-------- Information provided

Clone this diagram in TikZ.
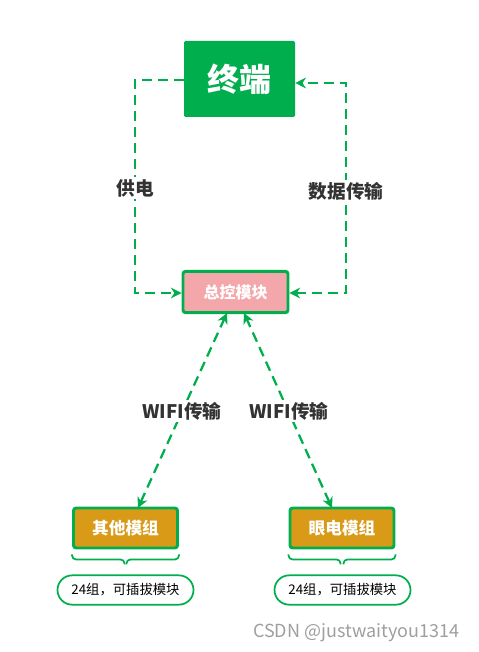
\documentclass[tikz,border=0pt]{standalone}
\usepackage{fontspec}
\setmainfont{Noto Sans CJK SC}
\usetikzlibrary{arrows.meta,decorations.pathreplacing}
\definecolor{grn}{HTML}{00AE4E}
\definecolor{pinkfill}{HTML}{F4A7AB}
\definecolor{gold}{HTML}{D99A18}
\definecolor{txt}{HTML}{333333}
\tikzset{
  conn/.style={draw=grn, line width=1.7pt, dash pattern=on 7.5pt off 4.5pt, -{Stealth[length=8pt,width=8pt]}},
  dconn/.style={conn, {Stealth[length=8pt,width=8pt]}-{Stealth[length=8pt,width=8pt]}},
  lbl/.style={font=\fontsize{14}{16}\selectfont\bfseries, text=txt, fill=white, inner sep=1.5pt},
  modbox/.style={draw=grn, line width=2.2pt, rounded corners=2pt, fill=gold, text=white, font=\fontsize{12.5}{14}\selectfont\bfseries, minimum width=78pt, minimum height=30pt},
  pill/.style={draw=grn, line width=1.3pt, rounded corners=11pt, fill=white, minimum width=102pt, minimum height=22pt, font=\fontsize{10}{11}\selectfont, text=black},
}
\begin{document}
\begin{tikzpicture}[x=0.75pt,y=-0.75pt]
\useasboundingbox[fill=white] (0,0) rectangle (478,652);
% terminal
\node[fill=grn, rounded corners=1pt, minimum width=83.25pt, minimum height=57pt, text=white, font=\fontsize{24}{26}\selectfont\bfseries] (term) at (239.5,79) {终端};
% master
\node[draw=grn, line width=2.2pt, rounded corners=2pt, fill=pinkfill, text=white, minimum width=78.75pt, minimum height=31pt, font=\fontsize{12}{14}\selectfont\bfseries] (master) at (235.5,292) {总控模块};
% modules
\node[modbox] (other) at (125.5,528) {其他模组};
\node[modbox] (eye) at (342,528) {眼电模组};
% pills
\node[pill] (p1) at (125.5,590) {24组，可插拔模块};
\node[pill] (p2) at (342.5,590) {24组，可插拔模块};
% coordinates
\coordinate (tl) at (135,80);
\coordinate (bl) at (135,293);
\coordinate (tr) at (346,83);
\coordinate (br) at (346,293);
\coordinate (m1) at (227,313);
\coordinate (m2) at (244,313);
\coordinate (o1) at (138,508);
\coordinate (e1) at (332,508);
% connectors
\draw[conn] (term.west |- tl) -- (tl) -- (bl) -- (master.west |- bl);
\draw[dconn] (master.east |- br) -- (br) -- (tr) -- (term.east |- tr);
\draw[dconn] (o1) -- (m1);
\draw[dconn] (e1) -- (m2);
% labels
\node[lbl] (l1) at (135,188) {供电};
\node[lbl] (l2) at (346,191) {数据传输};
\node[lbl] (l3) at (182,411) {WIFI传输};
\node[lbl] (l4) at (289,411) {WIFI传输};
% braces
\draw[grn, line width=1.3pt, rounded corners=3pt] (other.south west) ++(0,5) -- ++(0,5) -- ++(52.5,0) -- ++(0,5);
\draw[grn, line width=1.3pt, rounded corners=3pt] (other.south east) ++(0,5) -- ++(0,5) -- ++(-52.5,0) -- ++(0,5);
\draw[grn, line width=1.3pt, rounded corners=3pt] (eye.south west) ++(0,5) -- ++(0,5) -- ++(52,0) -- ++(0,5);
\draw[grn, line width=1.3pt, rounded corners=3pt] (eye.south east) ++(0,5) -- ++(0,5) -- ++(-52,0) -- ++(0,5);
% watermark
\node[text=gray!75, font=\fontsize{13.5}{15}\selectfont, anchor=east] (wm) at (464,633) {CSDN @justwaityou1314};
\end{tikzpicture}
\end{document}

----------------

What is being asked:
Print out the lines exactly, skipping any picture.

Exercise response:
Clone this diagram in TikZ.
\documentclass[tikz,border=0pt]{standalone}
\usepackage{fontspec}
\setmainfont{Noto Sans CJK SC}
\usetikzlibrary{arrows.meta,decorations.pathreplacing}
\definecolor{grn}{HTML}{00AE4E}
\definecolor{pinkfill}{HTML}{F4A7AB}
\definecolor{gold}{HTML}{D99A18}
\definecolor{txt}{HTML}{333333}
\tikzset{
  conn/.style={draw=grn, line width=1.7pt, dash pattern=on 7.5pt off 4.5pt, -{Stealth[length=8pt,width=8pt]}},
  dconn/.style={conn, {Stealth[length=8pt,width=8pt]}-{Stealth[length=8pt,width=8pt]}},
  lbl/.style={font=\fontsize{14}{16}\selectfont\bfseries, text=txt, fill=white, inner sep=1.5pt},
  modbox/.style={draw=grn, line width=2.2pt, rounded corners=2pt, fill=gold, text=white, font=\fontsize{12.5}{14}\selectfont\bfseries, minimum width=78pt, minimum height=30pt},
  pill/.style={draw=grn, line width=1.3pt, rounded corners=11pt, fill=white, minimum width=102pt, minimum height=22pt, font=\fontsize{10}{11}\selectfont, text=black},
}
\begin{document}
\begin{tikzpicture}[x=0.75pt,y=-0.75pt]
\useasboundingbox[fill=white] (0,0) rectangle (478,652);
% terminal
\node[fill=grn, rounded corners=1pt, minimum width=83.25pt, minimum height=57pt, text=white, font=\fontsize{24}{26}\selectfont\bfseries] (term) at (239.5,79) {终端};
% master
\node[draw=grn, line width=2.2pt, rounded corners=2pt, fill=pinkfill, text=white, minimum width=78.75pt, minimum height=31pt, font=\fontsize{12}{14}\selectfont\bfseries] (master) at (235.5,292) {总控模块};
% modules
\node[modbox] (other) at (125.5,528) {其他模组};
\node[modbox] (eye) at (342,528) {眼电模组};
% pills
\node[pill] (p1) at (125.5,590) {24组，可插拔模块};
\node[pill] (p2) at (342.5,590) {24组，可插拔模块};
% coordinates
\coordinate (tl) at (135,80);
\coordinate (bl) at (135,293);
\coordinate (tr) at (346,83);
\coordinate (br) at (346,293);
\coordinate (m1) at (227,313);
\coordinate (m2) at (244,313);
\coordinate (o1) at (138,508);
\coordinate (e1) at (332,508);
% connectors
\draw[conn] (term.west |- tl) -- (tl) -- (bl) -- (master.west |- bl);
\draw[dconn] (master.east |- br) -- (br) -- (tr) -- (term.east |- tr);
\draw[dconn] (o1) -- (m1);
\draw[dconn] (e1) -- (m2);
% labels
\node[lbl] (l1) at (135,188) {供电};
\node[lbl] (l2) at (346,191) {数据传输};
\node[lbl] (l3) at (182,411) {WIFI传输};
\node[lbl] (l4) at (289,411) {WIFI传输};
% braces
\draw[grn, line width=1.3pt, rounded corners=3pt] (other.south west) ++(0,5) -- ++(0,5) -- ++(52.5,0) -- ++(0,5);
\draw[grn, line width=1.3pt, rounded corners=3pt] (other.south east) ++(0,5) -- ++(0,5) -- ++(-52.5,0) -- ++(0,5);
\draw[grn, line width=1.3pt, rounded corners=3pt] (eye.south west) ++(0,5) -- ++(0,5) -- ++(52,0) -- ++(0,5);
\draw[grn, line width=1.3pt, rounded corners=3pt] (eye.south east) ++(0,5) -- ++(0,5) -- ++(-52,0) -- ++(0,5);
% watermark
\node[text=gray!75, font=\fontsize{13.5}{15}\selectfont, anchor=east] (wm) at (464,633) {CSDN @justwaityou1314};
\end{tikzpicture}
\end{document}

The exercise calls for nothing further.